EIANZ Response to COP27

Published 24 November 2022
EIANZ Response to COP27


The EIANZ welcomes agreement on a loss and damage fund and the calls for finance reform at COP27

The Environment Institute of Australia and New Zealand (EIANZ) welcomes the progress on a loss and damage fund made at The United Nations Framework Convention 27th Conference of Parties held in Egypt in November. This agreement was 30 years in the making and is a historic achievement.

EIANZ also welcomes the call to multilateral development banks and international financial institutions to reform practices and priorities and scale-up and mobilise climate finance.

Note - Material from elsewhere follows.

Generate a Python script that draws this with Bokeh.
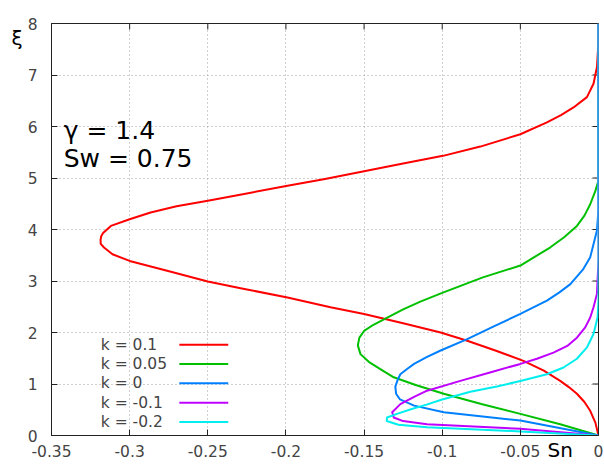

  • But the current decade was supposed to be the turn-around decade.  And climate change, the causes of it and the global responses are not turning around.
  • Mitigation – The mitigation window to maintain temperature rise to 1.5 degrees and avoid most serious climatic outcomes is close to shut.  Nationally Determined Contributions for mitigation are inadequate and aren’t being fulfilled. The insufficient attention at COP27 to mitigation and phasing-out fossil fuel use is disappointing.
  • Adaptation – Nations of the world remain under-prepared for the climate changes already baked-in and anticipated.  Globally, nationally and locally we need better adaptation and interventions to maintain biodiversity and biosphere services.  Especially, Australia needs to ramp up adaptation actions, domestically and with international partners. The Pacific Region should be a high priority.
  • Loss and Damage – Much of the impact of climate change falls on those least equipped to bear it and who are the smallest contributors.  At COP27 the “heads of agreement” for funding was accepted for wealthy nations to compensate developing states. However, details for fund establishment are to be agreed over the next 12 months and will determine the fund’s shape, extent and fairness. 

COP27 seems to continue a well-worn path - making useful but inadequate progress.  However, a redoubling of effort, not despair, is needed because every tonne of mitigation and every piece of adaptation counts. 

Not only must governments globally redouble their efforts, but civil society needs to redouble its efforts: to give governments the authority to act more boldly; validate new technologies and approaches; and hold governments to account.  And, where all else fails, individual governments need to act where Governments collectively cannot agree.  Media has a special role in acting in sharing peer-reviewed climate science and news with honesty and integrity.

Environmental practitioners including all those in Australia and Aotearoa New Zealand must remain in the vanguard.  As part of their work, climate change and energy specialists, ecologists, hydrologists, social scientists, impact assessors, planners and others aligned professionals need to commit to:

  • immediate deep mitigation that leads to early zero net emissions
  • adaptation for people, society, future generations, ecosystems and individual native species
  • emergency and recovery response mechanisms. 

More generally, practitioners need to boldly communicate the risks, a practical path forward and hope.

The Environment Institute of Australia and New Zealand is the peak professional body of environmental professionals in Australia and New Zealand. Through its Code of Ethics and Professional Conduct, it sets a high standard for environmental professionals to work to.